With technology, we have a universal choice: say “no” and live like the Amish, or accept the technology and attempt to manage the risks. There really is no inbetween choice. I don’t condemn the Amish for their choice — it is a valid choice. Their choice might prove to be the better one.
The real reason so many people want to embark on space exploration is not an immediately practical reason: they have a dream, and the dream is to — as Musk puts it — become an “interplanetery species”. The reason so many sci fi books (hundreds of thousands?) have been written about humans becoming an interplanetary species is that it is compelling to so many. Just visit a bookstore if you can still find one, and browse through the sci fi section.

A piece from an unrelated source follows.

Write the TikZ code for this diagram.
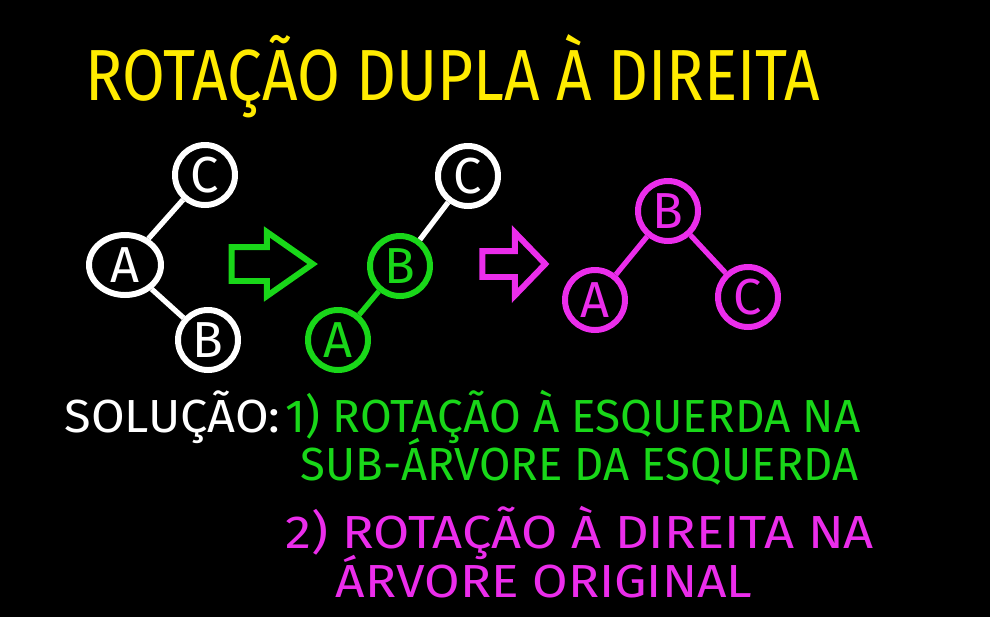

To say “no” to it is to kill the dream of millions. I myself — now 63 — had given up on it, with considerable disgust and anger. When I was a teenager, I just assumed that by the year 2000 I would be able to travel to Mars and the moon — that these things would have become commonplace. But our government failed us, as governments almost always do. Now the dream is alive again, thanks to a few “rocket billionaires”.
Ironically, in all of Heinlein’s books, he predicts that: that governments will fail us with space exploration, and private individuals will lead the way. He turned out to be right.
Of course, all endeavors that might affect a-lot of people require governance. The National Geographic series “Mars” does an excellent job of exploring the governance issues and other issues for Mars settlement.
Governance is one thing; saying “no you can’t do that” is another. Articles that say “no, humans should not go to Mars”, etc., attempt to speak for all humans, as if we all have a single set of values. We don’t, and those articles make a-lot of people angry, just as someone saying “no, you cannot pursue your dream because I value something else” would make anyone angry.